In the city of Natchez is the land, Forks of the Road, which was among the largest slave markets in America between 1833 to 1863. Now, it is a landmark to remember those who suffered bondage there, died, or survived. Last year, officials and residents celebrated the site’s recognition as a new national historical park site.
“History is not always pleasant, but it’s important that history be told, all of it,” Natchez mayor Dan Gibson said in July last year. “It’s a sad story. And I think for many years, there are some who would have been satisfied to see that story forgotten. But how can you forget it?”
Before the Civil War, Natchez was where one could find the second busiest slave-trading market in the Deep South at the site known as the Forks of the Road. Natchez was in the mid-19th century the epicenter of American capitalism, with the trading of some of the world’s most important commodities – land, cotton, and slaves. The National Park Service writes: “With the invention of the cotton gin and an ever expanding steamboat transportation network, Natchez was the ideal location to create an economy centered around slave labor-generated cotton.”
Before the slave market at Forks of the Road was established, slave trading was seen on almost every street corner in the town. A cholera epidemic in the 1830s moved the slave trade business to Forks of the Road, at the intersection of what is now known as Liberty Road and D’Evereux Drive. During this period, tens of thousands of enslaved men, women and children were transported from Virginia, Maryland, Kentucky, and the Carolinas to the market at Natchez against their will and purchased to work as slaves in homes and on plantations.
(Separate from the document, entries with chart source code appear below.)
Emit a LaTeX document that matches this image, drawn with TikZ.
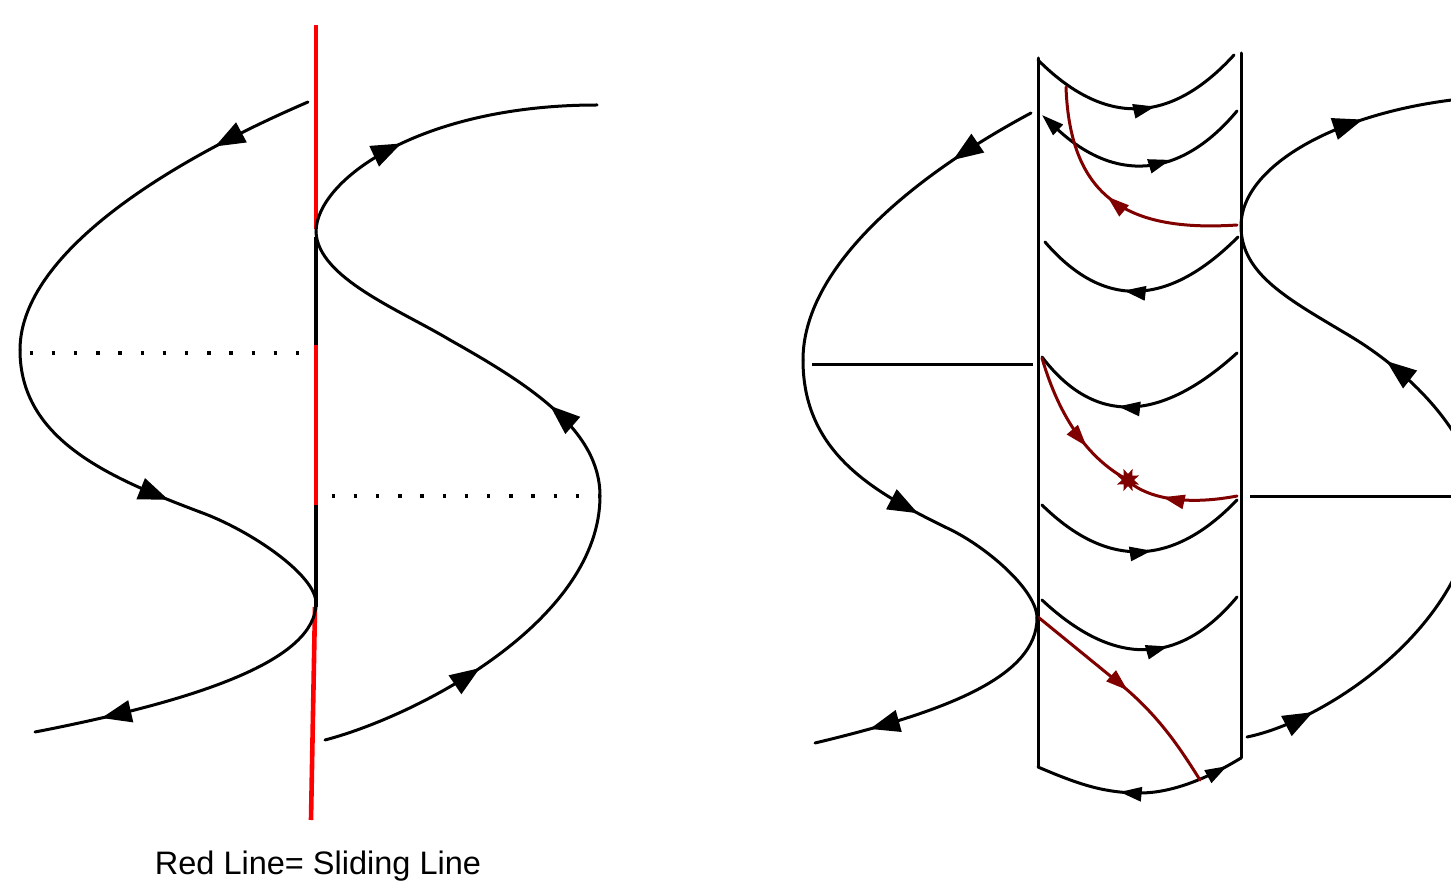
\documentclass[tikz,border=0pt]{standalone}
\usepackage{fontspec}
\setmainfont{Liberation Sans}
\usetikzlibrary{arrows.meta,decorations.markings,shapes.geometric}
\definecolor{darkred}{RGB}{128,0,0}
\tikzset{
  curve/.style={line width=3pt, line cap=round},
  redc/.style={line width=3pt, line cap=round, draw=darkred, color=darkred},
  slider/.style={line width=4.6pt},
  dotline/.style={line width=3.4pt, dash pattern=on 3.4pt off 18.8pt},
  hline/.style={line width=3pt},
  bigarr/.style={postaction={decorate},decoration={markings,mark=at position #1 with {\arrow{Triangle[length=30pt,width=22pt]}}}},
  smallarr/.style={postaction={decorate},decoration={markings,mark=at position #1 with {\arrow{Triangle[length=22pt,width=14pt]}}}},
  smallrev/.style={postaction={decorate},decoration={markings,mark=at position #1 with {\arrowreversed{Triangle[length=22pt,width=14pt]}}}},
}
\begin{document}
\begin{tikzpicture}[x=1pt,y=-1pt]
\useasboundingbox (0,0) rectangle (1451,882);
\clip (0,0) rectangle (1451,882);

% ---------- left figure: sliding line ----------
\draw[slider, red]   (316,25)  -- (316,229);
\draw[slider, black] (316,237) -- (316,345);
\draw[slider, red]   (316,345) -- (316,505);
\draw[slider, black] (316,505) -- (316,607);
\draw[slider, red]   (315,607) -- (311,820);

% left trajectory
\draw[curve, bigarr=0.26] (308,102) .. controls (150,170) and (20,260) .. (20,350);
\draw[curve, bigarr=0.87] (20,350) .. controls (20,440) and (110,478) .. (200,512);
\draw[curve] (200,512) .. controls (250,530) and (316,575) .. (316,603);
\draw[curve, bigarr=0.79] (316,603) .. controls (316,660) and (200,700) .. (35,732);

% right trajectory
\draw[curve, bigarr=0.44] (325,740) .. controls (420,715) and (600,620) .. (600,496);
\draw[curve, bigarr=0.47] (600,496) .. controls (600,430) and (530,385) .. (450,340);
\draw[curve] (450,340) .. controls (400,310) and (318,278) .. (316,232);
\draw[curve, bigarr=0.39] (316,232) .. controls (316,180) and (420,105) .. (597,105);

% dotted lines
\draw[dotline] (29.5,353) -- (301,353);
\draw[dotline] (331.5,496) -- (600,496);

\node[anchor=base, font=\fontsize{32.5}{40}\selectfont, inner sep=0pt] (caption) at (318,874) {Red Line= Sliding Line};

% ---------- right figure: cylinder ----------
\draw[curve] (1038,58) -- (1038,767);
\draw[curve] (1241,53) -- (1241,758);
\draw[curve, postaction={decorate}, decoration={markings,
    mark=at position 0.40 with {\arrowreversed{Triangle[length=22pt,width=14pt]}},
    mark=at position 0.925 with {\arrow{Triangle[length=22pt,width=14pt]}}}]
  (1038,767) .. controls (1080,785) and (1105,793) .. (1140,793)
             .. controls (1170,793) and (1205,780) .. (1241,758);

% inner arcs
\draw[curve, smallarr=0.58] (1038,60) .. controls (1104.7,126.7) and (1170,125) .. (1234,55);
\draw[curve, {Triangle[length=22pt,width=14pt]}-, smallarr=0.63] (1042,115) .. controls (1114,181.7) and (1179,180.3) .. (1237,111);
\draw[curve, smallrev=0.42] (1045,242) .. controls (1103,309.3) and (1167.3,307.7) .. (1238,237);
\draw[curve, smallrev=0.41] (1042,357) .. controls (1094,425) and (1159,423.7) .. (1237,353);
\draw[curve, smallarr=0.55] (1042,505) .. controls (1107.3,569) and (1172.3,567.3) .. (1237,500);
\draw[curve, smallarr=0.62] (1042,600) .. controls (1114,667.3) and (1179,666.3) .. (1237,597);

% red (sliding) trajectories
\draw[redc, smallarr=0.53] (1237,225) .. controls (1130,232) and (1070,200) .. (1066,87);
\draw[redc, smallarr=0.65] (1042,358) .. controls (1060,420) and (1090,460) .. (1128,480);
\draw[redc, smallarr=0.66] (1237,496) .. controls (1190,505) and (1150,500) .. (1128,481);
\draw[redc, smallarr=0.5] (1038,617) -- (1125,688) .. controls (1160,718) and (1180,748) .. (1200,780);
\node[star, star points=8, star point ratio=0.5, fill=darkred, inner sep=0pt, minimum size=12pt] (eq) at (1128,480) {};

% outer left trajectory
\draw[curve, bigarr=0.26] (1031,113) .. controls (906,180) and (803,270) .. (803,360);
\draw[curve, bigarr=0.87] (803,360) .. controls (803,453) and (874,492) .. (945,527);
\draw[curve] (945,527) .. controls (985,545) and (1037,590) .. (1037,618);
\draw[curve, bigarr=0.79] (1037,618) .. controls (1037,677) and (945,712) .. (815,743);

% outer right trajectory
\draw[curve, bigarr=0.61] (1241,226) .. controls (1241,165) and (1340,110) .. (1470,98);
\draw[curve] (1241,226) .. controls (1241,275) and (1290,300) .. (1350,336);
\draw[curve, bigarr=0.79] (1475,496) .. controls (1475,440) and (1415,375) .. (1350,336);
\draw[curve, bigarr=0.2] (1247,737) .. controls (1330,720) and (1475,620) .. (1475,496);

% horizontal lines
\draw[hline] (812,365) -- (1033,365);
\draw[hline] (1250,496) -- (1451,496);
\end{tikzpicture}
\end{document}
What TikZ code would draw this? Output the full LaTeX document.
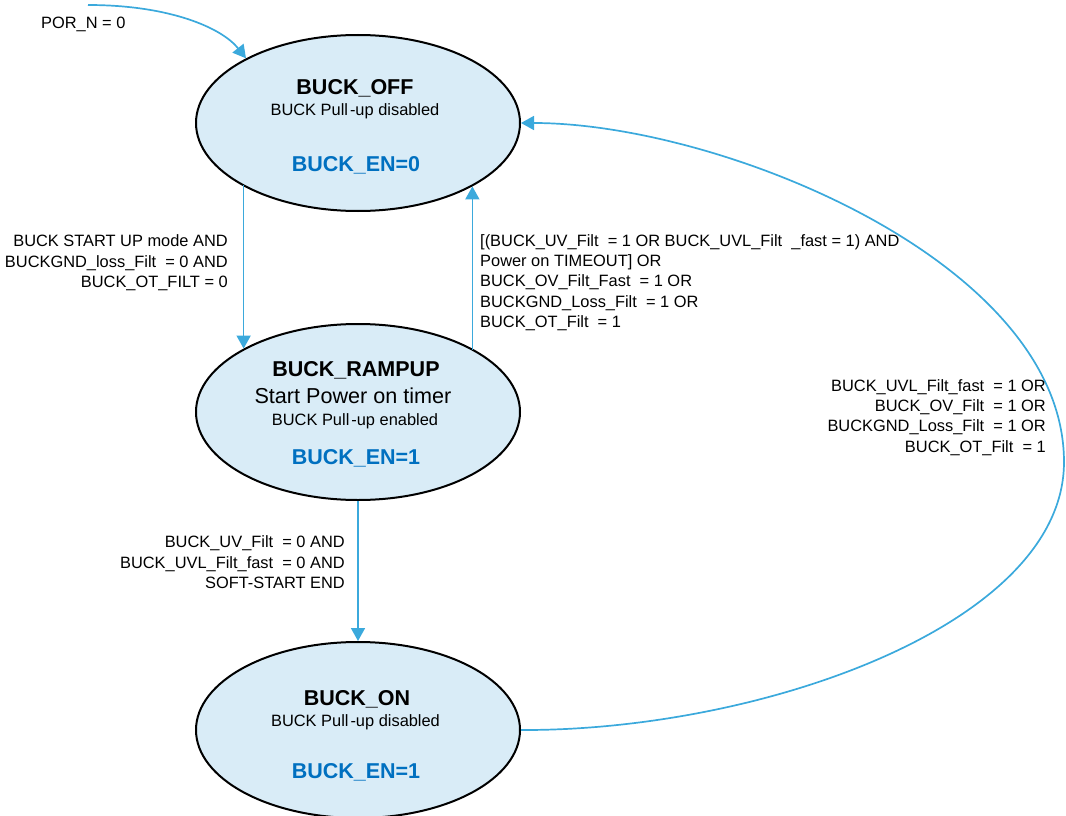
\documentclass[tikz,border=0pt]{standalone}
\usepackage{fontspec}
\setmainfont{Liberation Sans}
\usetikzlibrary{shapes.geometric,arrows.meta}
\definecolor{wire}{RGB}{59,169,220}
\definecolor{stfill}{RGB}{217,236,247}
\definecolor{enblue}{RGB}{0,112,192}
\begin{document}
\begin{tikzpicture}[x=1pt,y=-1pt,
  state/.style={ellipse, draw=black, line width=2pt, fill=stfill,
    minimum width=324pt, minimum height=176pt, inner sep=0pt},
  title/.style={font=\fontsize{21.5}{24}\selectfont\bfseries, inner sep=0pt, anchor=base},
  big/.style={font=\fontsize{21.6}{24}\selectfont, inner sep=0pt, anchor=base},
  sub/.style={font=\fontsize{16.4}{19}\selectfont, inner sep=0pt, anchor=base},
  en/.style={title, text=enblue},
  lbl/.style={font=\fontsize{16.4}{20.3}\selectfont, inner sep=0pt},
  flow/.style={draw=wire, line width=1.7pt, -{Triangle[length=13pt,width=14pt]}}]
\useasboundingbox (0,0) rectangle (1066,816);

% states
\node[state] (off)  at (358,123) {};
\node[state] (ramp) at (358,412) {};
\node[state] (on)   at (358,730) {};

% state texts
\node[title] (offT) at (355,94.5)  {BUCK\_OFF};
\node[sub]   (offS) at (355,115.7) {BUCK Pull\hspace{2pt}-up disabled};
\node[en]    (offE) at (356,171.5) {BUCK\_EN=0};

\node[title] (rampT) at (356,376.5) {BUCK\_RAMPUP};
\node[big]   (rampB) at (353,403.5) {Start Power on timer};
\node[sub]   (rampS) at (355,425)   {BUCK Pull\hspace{2pt}-up enabled};
\node[en]    (rampE) at (356,464.5) {BUCK\_EN=1};

\node[title] (onT) at (357,705.5) {BUCK\_ON};
\node[sub]   (onS) at (355.5,726) {BUCK Pull\hspace{2pt}-up disabled};
\node[en]    (onE) at (356,778.5) {BUCK\_EN=1};

% reset entry
\coordinate (por) at (88,5);
\draw[flow] (por) .. controls (170,5) and (222,28) .. (off.150.7);
\node[lbl, anchor=base west] (porL) at (41,28.5) {POR\_N = 0};

% OFF -> RAMPUP
\draw[flow] (ramp.151.1 |- off.208.7) -- (ramp.151.1);
\node[lbl, align=right, anchor=north east] (upL) at (228,234.8)
  {BUCK START UP mode AND\\
   BUCKGND\_loss\_Filt\ \ = 0 AND\\
   BUCK\_OT\_FILT = 0};

% RAMPUP -> OFF
\draw[flow] (off.331.3 |- ramp.28) -- (off.331.3);
\node[lbl, align=left, anchor=north west] (backL) at (480,234.3)
  {[(BUCK\_UV\_Filt\ \ = 1 OR BUCK\_UVL\_Filt\ \ \_fast = 1) AND\\
   Power on TIMEOUT] OR\\
   BUCK\_OV\_Filt\_Fast\ \ = 1 OR\\
   BUCKGND\_Loss\_Filt\ \ = 1 OR\\
   BUCK\_OT\_Filt\ \ = 1};

% RAMPUP -> ON
\draw[flow] (ramp.south) -- (ramp.south |- on.north);
\node[lbl, align=right, anchor=north east] (rdyL) at (345,535.8)
  {BUCK\_UV\_Filt\ \ = 0 AND\\
   BUCK\_UVL\_Filt\_fast\ \ = 0 AND\\
   SOFT-START END};

% ON -> OFF
\coordinate (farright) at (1064,462);
\draw[flow] (on.east) .. controls (760,731) and (1064,625) .. (farright)
  .. controls (1064,262) and (720,123) .. (off.east);
\node[lbl, align=right, anchor=north east] (faultL) at (1046,379.3)
  {BUCK\_UVL\_Filt\_fast\ \ = 1 OR\\
   BUCK\_OV\_Filt\ \ = 1 OR\\
   BUCKGND\_Loss\_Filt\ \ = 1 OR\\
   BUCK\_OT\_Filt\ \ = 1};
\end{tikzpicture}
\end{document}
“This place that I’m standing on, it’s such an important aspect to our history here in Natchez,” Visit Natchez Executive Director Devin Heath said of Forks of the Road to WLBT. “This is where thousands of slaves ended their journey as they were transported in shackles on foot across this country from as far away as Alexandria, Virginia, and other points and marched here to Natchez to be sold at the Forks of the Road. They had to cross over the Spanish Bayou and this bridge at the Forks of the Road to finally come to the end of this journey and the beginning of the next journey in slavery in Natchez.”
From 1833, the slave market operated for some 30 years until the arrival of the Union Army in July of 1863. They were given orders to tear down the slave pens at the Forks of the Road. The U.S. Colored Troops, many of them former slaves, joined them to destroy the slave pens.
“Fortunately, when the U.S. Colored Troops came on board when the unions took over, the slaves were freed,” Natchez Cultural Heritage Tourism Manager Rosco Barnes said. “The troops tore those buildings down and used the lumber (that was used for the slave market) to build Barracks for Fort McPherson, so there is a lot of history involved,” he added.
A member of the 12th Wisconsin Infantry among those who were ordered to tear down the slave pens wrote that the order was met with joy. “This order was received just at evening and was hailed with the wildest enthusiasm by these men who had been chained, gagged and whipped, and suffered tortures unutterable within these same walls, and through that long night they worked with a terrible earnestness and the morning saw the slave pens of Natchez leveled to the ground, never, it is hoped to be again reconstructed,” he wrote.
Last year, the City of Natchez and Mayor Gibson signed over the land (Forks of the Road) to the National Park Service. The historic site which displays among other things an artistic depiction of slave manacles and chains in a concrete form is now an important piece of the National Park System, telling an important story.